The actual problem is that the remote FTP server stops responding. That's something you should contact the remote FTP server's administrator to find out what takes place on their end when the connection appears to hang.
If you are using a NAS you manage yourself and make accessible over dynamic DNS, that could actually be the issue. If the IP address of your connection changes while file transfer is in progress your (web) server doesn't and cannot possibly know about it. It will keep trying to send data packages to the IP address it originally connected to but will receive no response as there's nothing listening on that IP address any more. From the web server's point of view, that's a connection timeout.
The same thing could be happening if your web server's host has a firewall which allowed the data channel connection to go through (which is why the initial connection succeeded) but does not allow sending data over the data channel connection. This is a very common misconfiguration; Linux requires an additional module and explicit configuration in iptables for FTP's data channel connections to work.

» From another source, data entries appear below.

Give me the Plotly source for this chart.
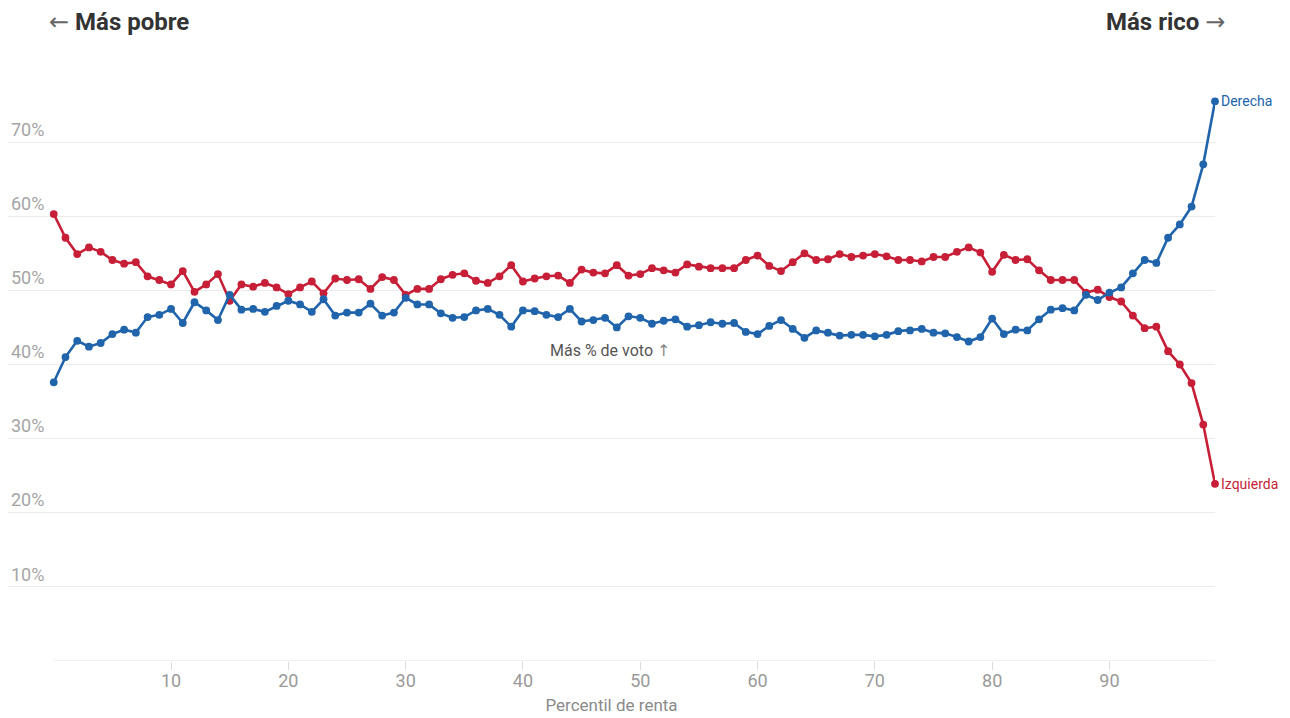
import plotly.graph_objects as go

percentil = list(range(0, 100))

derecha = [
    37.6, 41.0, 43.2, 42.4, 42.9, 44.1, 44.7, 44.3, 46.4, 46.7,
    47.5, 45.6, 48.4, 47.3, 46.0, 49.4, 47.4, 47.5, 47.1, 47.9,
    48.6, 48.1, 47.1, 48.8, 46.6, 47.0, 47.0, 48.2, 46.6, 47.0,
    49.0, 48.1, 48.1, 46.9, 46.3, 46.4, 47.3, 47.5, 46.7, 45.1,
    47.3, 47.2, 46.7, 46.4, 47.5, 45.8, 46.0, 46.3, 45.0, 46.5,
    46.3, 45.5, 45.9, 46.1, 45.1, 45.3, 45.7, 45.5, 45.6, 44.4,
    44.1, 45.2, 46.0, 44.8, 43.6, 44.6, 44.3, 43.9, 44.0, 44.0,
    43.8, 44.0, 44.5, 44.6, 44.8, 44.3, 44.2, 43.7, 43.1, 43.7,
    46.2, 44.1, 44.7, 44.6, 46.1, 47.4, 47.6, 47.3, 49.4, 48.7,
    49.7, 50.4, 52.3, 54.1, 53.7, 57.1, 58.9, 61.3, 67.0, 75.5,
]

izquierda = [
    60.3, 57.1, 54.9, 55.8, 55.2, 54.1, 53.6, 53.8, 51.9, 51.4,
    50.8, 52.6, 49.8, 50.8, 52.2, 48.6, 50.8, 50.5, 51.0, 50.4,
    49.5, 50.4, 51.2, 49.6, 51.6, 51.4, 51.5, 50.2, 51.8, 51.4,
    49.4, 50.2, 50.2, 51.5, 52.1, 52.3, 51.3, 51.0, 51.9, 53.4,
    51.2, 51.6, 51.9, 52.0, 51.0, 52.8, 52.4, 52.3, 53.4, 52.0,
    52.2, 53.0, 52.7, 52.4, 53.5, 53.2, 53.0, 53.0, 53.0, 54.1,
    54.7, 53.3, 52.6, 53.8, 55.0, 54.1, 54.2, 54.9, 54.5, 54.7,
    54.9, 54.6, 54.1, 54.1, 53.9, 54.5, 54.5, 55.2, 55.8, 55.1,
    52.5, 54.8, 54.1, 54.2, 52.7, 51.4, 51.4, 51.4, 49.7, 50.1,
    49.1, 48.5, 46.6, 44.9, 45.1, 41.8, 40.0, 37.5, 31.9, 23.9,
]

series_names = ["Derecha", "Izquierda"]
x_ticks = [10, 20, 30, 40, 50, 60, 70, 80, 90]
y_ticks = [10, 20, 30, 40, 50, 60, 70]
y_tick_labels = ["10%", "20%", "30%", "40%", "50%", "60%", "70%"]

BLUE = "#2064ab"
RED = "#c61f37"
FONT = "Roboto"
ARROW = "font-family:DejaVu Sans;font-weight:normal;color:#666"

fig = go.Figure()
for name, vals, col in [("Izquierda", izquierda, RED), ("Derecha", derecha, BLUE)]:
    fig.add_trace(go.Scatter(
        x=percentil, y=vals, name=name, mode="lines+markers",
        line=dict(color=col, width=2.6),
        marker=dict(color=col, size=7.8),
        cliponaxis=False, showlegend=False,
    ))

# end labels
for name, vals, col in [("Derecha", derecha, BLUE), ("Izquierda", izquierda, RED)]:
    fig.add_annotation(
        x=percentil[-1], y=vals[-1], xref="x", yref="y",
        text=name, showarrow=False, xanchor="left", yanchor="middle",
        xshift=4, font=dict(family=FONT, size=14, color=col),
    )

# baseline from first to last percentile
fig.add_shape(type="line", xref="x", yref="y",
              x0=percentil[0], x1=percentil[-1], y0=0, y1=0,
              line=dict(color="#e2e2e2", width=1.2), layer="below")

fig.add_annotation(
    x=47.4, y=41.9, xref="x", yref="y",
    text="Más % de voto <span style='font-family:DejaVu Sans;color:#888'>↑</span>",
    showarrow=False,
    font=dict(family=FONT, size=16, color="#555"),
)

fig.add_annotation(
    x=0, y=1, xref="paper", yref="paper", xshift=39, yshift=46,
    text=f"<span style='{ARROW}'>←</span> <b>Más pobre</b>",
    showarrow=False, xanchor="left", yanchor="middle",
    font=dict(family=FONT, size=24, color="#333"),
)
fig.add_annotation(
    x=1, y=1, xref="paper", yref="paper", xshift=12, yshift=46,
    text=f"<b>Más rico</b> <span style='{ARROW}'>→</span>",
    showarrow=False, xanchor="right", yanchor="middle",
    font=dict(family=FONT, size=24, color="#333"),
)

fig.update_layout(
    width=1282, height=710,
    margin=dict(l=0, r=75, t=60, b=57),
    paper_bgcolor="white", plot_bgcolor="white",
    font=dict(family=FONT),
    xaxis=dict(
        range=[-3.9, 99], tickvals=x_ticks, showgrid=False, zeroline=False,
        showline=False, ticks="outside", ticklen=8, tickcolor="#dcdcdc",
        ticklabelstandoff=-5,
        tickfont=dict(family=FONT, size=18, color="#9a9a9a"),
        title=dict(text="Percentil de renta", standoff=9,
                   font=dict(family=FONT, size=17, color="#8a8a8a")),
    ),
    yaxis=dict(
        range=[0, 80], tickvals=y_ticks, ticktext=y_tick_labels,
        showgrid=True, gridcolor="#ebebeb", gridwidth=1, zeroline=False,
        showline=False, ticks="", ticklabelposition="inside top",
        tickfont=dict(family=FONT, size=18, color="#a5a5a5"),
    ),
)

fig.write_html("out.html")
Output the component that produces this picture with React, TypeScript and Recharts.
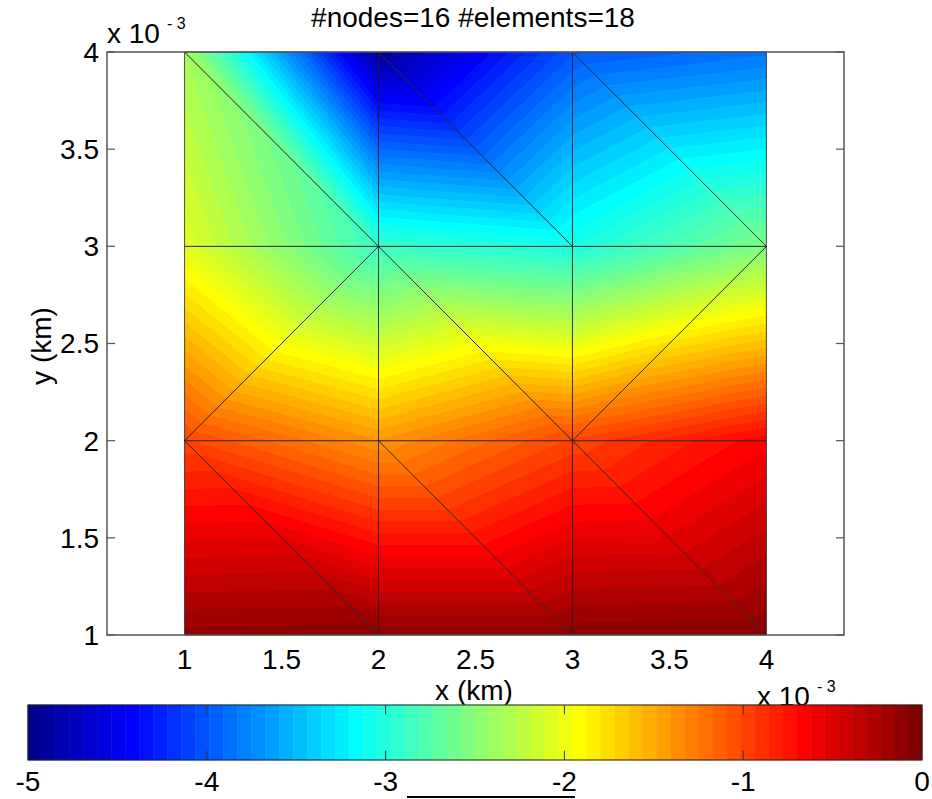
import React from "react";
import {
  ComposedChart,
  XAxis,
  YAxis,
  Scatter,
  ReferenceArea,
  ReferenceLine,
  Customized,
} from "recharts";

// ----- data (x, y in 10^-3 km, values in 10^-3) -----

const X_NODES = [1, 2, 3, 4];
const Y_NODES = [1, 2, 3, 4];
// one row per y node, bottom to top
const NODE_VALUES = [
  [-0.12, -0.1, -0.1, -0.08],
  [-1.0, -1.4, -1.0, -0.65],
  [-2.05, -2.9, -3.05, -2.55],
  [-2.35, -4.9, -4.0, -3.85],
];
// node index = row * 4 + col
const ELEMENTS = [
  [0, 1, 4], [1, 5, 4], [1, 2, 5], [2, 6, 5], [2, 3, 6], [3, 7, 6],
  [4, 5, 9], [4, 9, 8], [5, 6, 9], [6, 10, 9], [6, 7, 11], [6, 11, 10],
  [8, 9, 12], [9, 13, 12], [9, 10, 13], [10, 14, 13], [10, 11, 14], [11, 15, 14],
];

const X_LIMITS = [0.6, 4.4];
const Y_LIMITS = [1, 4];
const X_TICKS = [1, 1.5, 2, 2.5, 3, 3.5, 4];
const Y_TICKS = [1, 1.5, 2, 2.5, 3, 3.5, 4];
const C_LIMITS = [-5, 0];
const C_TICKS = [-5, -4, -3, -2, -1, 0];

const FONT = "'Liberation Sans', Arial, Helvetica, sans-serif";

const nodes = Y_NODES.flatMap((y, r) =>
  X_NODES.map((x, c) => ({ x, y, v: NODE_VALUES[r][c] }))
);

// matlab jet(64)
const clamp = (v: number) => Math.max(0, Math.min(1, v));
const JET: string[] = [];
for (let i = 1; i <= 64; i++) {
  const r = clamp(Math.min((i - 24) / 16, (72 - i) / 16, 1));
  const g = clamp(Math.min((i - 8) / 16, (56 - i) / 16, 1));
  const b = clamp(Math.min((i + 8) / 16, (40 - i) / 16, 1));
  JET.push(`rgb(${Math.round(r * 255)},${Math.round(g * 255)},${Math.round(b * 255)})`);
}
const STEP = (C_LIMITS[1] - C_LIMITS[0]) / JET.length;
const bandIndex = (v: number) =>
  Math.min(JET.length - 1, Math.max(0, Math.floor((v - C_LIMITS[0]) / STEP)));

function bandStops(vmin: number, vmax: number) {
  const range = vmax - vmin;
  const stops: { o: number; c: string }[] = [];
  for (let k = bandIndex(vmin); k <= bandIndex(vmax); k++) {
    const s = Math.max(vmin, C_LIMITS[0] + k * STEP);
    const e = Math.min(vmax, C_LIMITS[0] + (k + 1) * STEP);
    stops.push({ o: (s - vmin) / range, c: JET[k] }, { o: (e - vmin) / range, c: JET[k] });
  }
  return stops;
}

function bbox(el: number[]) {
  const xs = el.map((n) => nodes[n].x);
  const ys = el.map((n) => nodes[n].y);
  return { x1: Math.min(...xs), x2: Math.max(...xs), y1: Math.min(...ys), y2: Math.max(...ys) };
}

// triangle drawn inside the reference area rect, gouraud-like banded fill
function TriShape(props: any) {
  const { x, y, width, height, el, idx } = props;
  const bb = bbox(el);
  const pts = el.map((n: number) => {
    const nd = nodes[n];
    return {
      px: x + ((nd.x - bb.x1) / (bb.x2 - bb.x1)) * width,
      py: y + ((bb.y2 - nd.y) / (bb.y2 - bb.y1)) * height,
      v: nd.v,
    };
  });
  const [p0, p1, p2] = pts;
  const e1x = p1.px - p0.px, e1y = p1.py - p0.py;
  const e2x = p2.px - p0.px, e2y = p2.py - p0.py;
  const d1 = p1.v - p0.v, d2 = p2.v - p0.v;
  const det = e1x * e2y - e1y * e2x;
  const a = (d1 * e2y - e1y * d2) / det;
  const b = (e1x * d2 - d1 * e2x) / det;
  const vals = pts.map((p: any) => p.v);
  const vmin = Math.min(...vals);
  const vmax = Math.max(...vals);
  const pm = pts[vals.indexOf(vmin)];
  const g2 = a * a + b * b;
  const id = `tri-grad-${idx}`;
  const poly = pts.map((p: any) => `${p.px},${p.py}`).join(" ");
  if (vmax - vmin < 1e-9 || g2 === 0) {
    return <polygon points={poly} fill={JET[bandIndex(vmin)]} stroke="#1c1c1c" strokeWidth={0.9} strokeOpacity={0.85} />;
  }
  const t = (vmax - vmin) / g2;
  return (
    <g>
      <defs>
        <linearGradient id={id} gradientUnits="userSpaceOnUse" x1={pm.px} y1={pm.py} x2={pm.px + a * t} y2={pm.py + b * t}>
          {bandStops(vmin, vmax).map((s, i) => (
            <stop key={i} offset={s.o} stopColor={s.c} />
          ))}
        </linearGradient>
      </defs>
      <polygon
        points={poly}
        fill={`url(#${id})`}
        stroke="#1c1c1c"
        strokeWidth={0.9}
        strokeOpacity={0.85}
        strokeLinejoin="round"
      />
    </g>
  );
}

const TICK_MARGIN = 8;
const TICK_LEN = 8;

function LeftTick(props: any) {
  const { x, y, payload } = props;
  return (
    <g>
      <line x1={x + TICK_MARGIN} x2={x + TICK_MARGIN + TICK_LEN} y1={y} y2={y} stroke="#555" strokeWidth={1.2} />
      <text x={x} y={y} dy="0.355em" textAnchor="end" fontSize={28} fill="#000">
        {payload.value}
      </text>
    </g>
  );
}

function RightTick(props: any) {
  const { x, y } = props;
  return <line x1={x} x2={x - TICK_LEN} y1={y} y2={y} stroke="#555" strokeWidth={1.2} />;
}

const Annotations = () => (
  <g fontFamily={FONT} fill="#000">
    <text x={473} y={27} fontSize={28} textAnchor="middle">
      #nodes=16 #elements=18
    </text>
    <text x={107} y={43} fontSize={28}>
      x 10
      <tspan fontSize={16} dx={7} dy={-14}>
        - 3
      </tspan>
    </text>
    <text x={757} y={706} fontSize={28}>
      x 10
      <tspan fontSize={16} dx={7} dy={-14}>
        - 3
      </tspan>
    </text>
    <text x={474} y={700} fontSize={28} textAnchor="middle">
      x (km)
    </text>
    <text transform="translate(51,346) rotate(-90)" fontSize={28} textAnchor="middle">
      y (km)
    </text>
  </g>
);

const Underline = () => <line x1={407} x2={575} y1={117} y2={117} stroke="#000" strokeWidth={2} />;

const renderNothing = () => <g />;

function MeshPlot() {
  return (
    <ComposedChart width={932} height={710} margin={{ top: 52, right: 87, bottom: 0, left: 47 }} style={{ fontFamily: FONT }}>
      <XAxis
        dataKey="x"
        type="number"
        domain={X_LIMITS}
        ticks={X_TICKS}
        interval={0}
        allowDataOverflow
        axisLine={false}
        tickLine={false}
        tickSize={0}
        tickMargin={14}
        height={75}
        tick={{ fontSize: 28, fill: "#000" }}
      />
      <YAxis
        type="number"
        domain={Y_LIMITS}
        ticks={Y_TICKS}
        interval={0}
        allowDataOverflow
        axisLine={false}
        tickLine={false}
        tickSize={0}
        tickMargin={TICK_MARGIN}
        width={60}
        tick={LeftTick}
      />
      <YAxis
        yAxisId="r"
        orientation="right"
        type="number"
        domain={Y_LIMITS}
        ticks={Y_TICKS}
        interval={0}
        allowDataOverflow
        axisLine={false}
        tickLine={false}
        tickSize={0}
        tickMargin={0}
        width={1}
        tick={RightTick}
      />
      <Scatter data={nodes} dataKey="y" shape={renderNothing} isAnimationActive={false} />
      {ELEMENTS.map((el, i) => {
        const bb = bbox(el);
        return (
          <ReferenceArea
            key={`el-${i}`}
            x1={bb.x1}
            x2={bb.x2}
            y1={bb.y1}
            y2={bb.y2}
            shape={(p: any) => <TriShape {...p} el={el} idx={i} />}
          />
        );
      })}
      <ReferenceArea
        x1={X_LIMITS[0]}
        x2={X_LIMITS[1]}
        y1={Y_LIMITS[0]}
        y2={Y_LIMITS[1]}
        fill="none"
        fillOpacity={0}
        stroke="#555"
        strokeWidth={1.5}
      />
      <Customized component={Annotations} />
    </ComposedChart>
  );
}

function ColorBar() {
  const inner = C_TICKS.slice(1, -1);
  return (
    <ComposedChart width={932} height={119} margin={{ top: 25, right: 10, bottom: 0, left: 28 }} style={{ fontFamily: FONT }}>
      <XAxis
        dataKey="x"
        type="number"
        domain={C_LIMITS}
        ticks={C_TICKS}
        interval={0}
        allowDataOverflow
        axisLine={false}
        tickLine={false}
        tickSize={0}
        tickMargin={11}
        height={39}
        tick={{ fontSize: 28, fill: "#000" }}
      />
      <YAxis type="number" domain={[0, 1]} hide />
      <Scatter data={C_TICKS.map((t) => ({ x: t, y: 0 }))} dataKey="y" shape={renderNothing} isAnimationActive={false} />
      {JET.map((c, k) => (
        <ReferenceArea
          key={`band-${k}`}
          x1={C_LIMITS[0] + k * STEP}
          x2={C_LIMITS[0] + (k + 1) * STEP}
          y1={0}
          y2={1}
          fill={c}
          fillOpacity={1}
          stroke={c}
          strokeWidth={0.6}
        />
      ))}
      {inner.map((t) => (
        <ReferenceLine key={`tb-${t}`} segment={[{ x: t, y: 0 }, { x: t, y: 0.17 }]} stroke="#333" strokeWidth={1} />
      ))}
      {inner.map((t) => (
        <ReferenceLine key={`tt-${t}`} segment={[{ x: t, y: 1 }, { x: t, y: 0.83 }]} stroke="#333" strokeWidth={1} />
      ))}
      <ReferenceArea x1={C_LIMITS[0]} x2={C_LIMITS[1]} y1={0} y2={1} fill="none" fillOpacity={0} stroke="#222" strokeWidth={1.2} />
      <Customized component={Underline} />
    </ComposedChart>
  );
}

export default function App() {
  return (
    <div style={{ position: "absolute", left: 0, top: 0, width: 932, height: 799, background: "#fff", overflow: "hidden" }}>
      <div style={{ position: "absolute", left: 0, top: 0 }}>
        <MeshPlot />
      </div>
      <div style={{ position: "absolute", left: 0, top: 680 }}>
        <ColorBar />
      </div>
    </div>
  );
}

Here's what you have to do.
Start by asking the host of your web server why you are getting a connection timeout when you are trying to send files over FTP to a remote server. The qualifiers in bold type completely change the kind of troubleshooting your host needs to do. It's no longer a timeout –which they implicitly understand as a timeout of their web server– but a connection issue to a remote FTP server. It's like asking for a fruit to put in a salad; tomatoes and bananas both are fruit, but depending on whether you're making a (savoury) salad or a fruit salad which one I should give you varies quite dramatically.
If your host has confirmed everything is fine on their end, start pursuing the issue on the remote FTP server end.